Some interesting reading.
http://triumphspitfire.rickbaines.com/w ... 00-engine/
In 1968 Triumph became part of BLMC who were intent on cost saving such that in 1970 a major revision was made to the engine with the release of the Spitfire MkIV. It is this revision that would become the Achilles Heel of the later engines. The change centred primarily around the crankshaft. In order to rationalise machining operations the journal diameters were increased to the same size as those on the 6-cylinder engine (as fitted to the Vitesse, GT6 and TR5/6). Journal diameters increased from 2.0005” – 2.0010” to 2.3115” – 2.2120” (main bearing journals) and from 1.625” – 1.6255” to 1.875” – 1.8755” (crankpin journals). In doing so this made the crankshaft heavier with larger diameter but narrower bearings. Thus the later 1296cc crankshafts have more bearing drag than the early ‘small bearing’ cranks and, with the increased weight, take more power to accelerate.
Unfortunately BLMC compounded this by downgrading the steel used for the crank from EN40B to the far inferior EN16U. Given that the engine is a 3-main bearing design, the use of a heavier crank in an inferior material means that crankshaft flex starts to become a problem, hence the late 1296cc and all 1493cc engines are referred to as ‘floppy crank motors’. At some stage in the design of the engine (from 1296cc engine number FH25001E and all 1493cc engines) the bores were also recessed which was said to improve the sealing of the cylinder head gasket (even though earlier units had not had a problem). This would limit the safe over boring of the engine to a mere 20thou and, in fact can cause problems with detonation in tuned motors. If overboring greater than 20thou I deck the block flat and use the earlier 1296cc head gasket. Doing this will also mean that the pistons will need to be decked so as to give 20 – 25 thou clearance beneath the head gasket.

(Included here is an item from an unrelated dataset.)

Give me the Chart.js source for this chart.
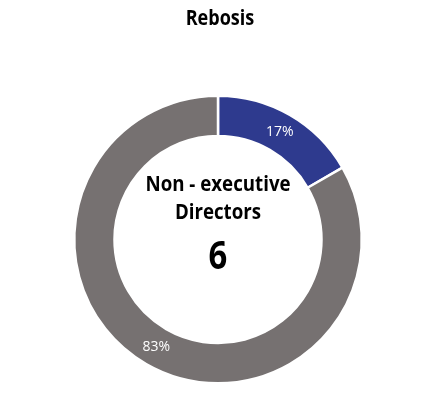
<!DOCTYPE html>
<html>
<head>
<meta charset="utf-8">
<script src="https://cdn.jsdelivr.net/npm/chart.js@4.4.1/dist/chart.umd.min.js"></script>
<style>
html,body{margin:0;padding:0;background:#fff;}
#wrap{width:439px;height:394px;position:relative;}
</style>
</head>
<body>
<div id="wrap"><canvas id="c" width="439" height="394"></canvas></div>
<script>
const titleText = "Rebosis";
const categories = ["Executive", "Non - executive"];
const values = [1, 5];
const percentLabels = ["17%", "83%"];
const centerLines = ["Non - executive", "Directors"];
const centerValue = "6";
const colors = ["#2E3A8E", "#767171"];

function narrowText(ctx, text, x, y, sx) {
  ctx.save();
  ctx.translate(x, y);
  ctx.scale(sx, 1);
  ctx.fillText(text, 0, 0);
  ctx.restore();
}

const overlay = {
  id: "overlay",
  afterDatasetsDraw(chart) {
    const ctx = chart.ctx;
    const meta = chart.getDatasetMeta(0);
    ctx.save();
    ctx.textAlign = "center";
    ctx.textBaseline = "middle";
    ctx.fillStyle = "#ffffff";
    ctx.font = "14px 'Open Sans'";
    meta.data.forEach((arc, i) => {
      const p = arc.tooltipPosition();
      ctx.fillText(percentLabels[i], p.x, p.y);
    });
    const cx = meta.data[0].x, cy = meta.data[0].y;
    ctx.fillStyle = "#000000";
    ctx.font = "bold 22px 'Open Sans'";
    narrowText(ctx, centerLines[0], cx, cy - 55, 0.85);
    narrowText(ctx, centerLines[1], cx, cy - 27, 0.85);
    ctx.font = "bold 40px 'Open Sans'";
    narrowText(ctx, centerValue, cx, cy + 18, 0.82);
    ctx.font = "bold 22px 'Open Sans'";
    narrowText(ctx, titleText, chart.width / 2 + 0.5, 19, 0.82);
    ctx.restore();
  }
};

new Chart(document.getElementById("c"), {
  type: "doughnut",
  data: {
    labels: categories,
    datasets: [{
      data: values,
      backgroundColor: colors,
      borderColor: "#ffffff",
      borderWidth: 2.5
    }]
  },
  options: {
    responsive: false,
    animation: false,
    cutout: "72%",
    layout: { padding: { top: 94, bottom: 9, left: 73, right: 76 } },
    plugins: {
      legend: { display: false },
      tooltip: { enabled: false },
      title: { display: false }
    }
  },
  plugins: [overlay]
});
</script>
</body>
</html>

In 1972 the engine was again increased in size by stroking it to 87.5mm giving 1493cc. By this stage the engine really was at the limit of what could be done to it and the fact that it had a ‘floppy’ crank coupled with such a long stroke meant that failures would be commonplace unless certain aspects of the design are addressed. Fundamentally, for the reasons discussed earlier, crankshaft flex on the 1493cc motor is a major concern since it can rapidly lead to the oil overheating causing oil film breakdown with concomitant damage. Given that the motor is a 3-main bearing design, aside from the stroked crankshaft being poorly supported, it is the centre main bearing that feeds numbers 2 and 3 big ends. Any form of oil film breakdown will rapidly lead to wear of these bearings and, if not caught soon enough, a connecting rod (usually number 3) making a bid for freedom at high speed through the side of the crankcase. This is one of the reasons why the 1493cc unit cannot be revved like its smaller brethren.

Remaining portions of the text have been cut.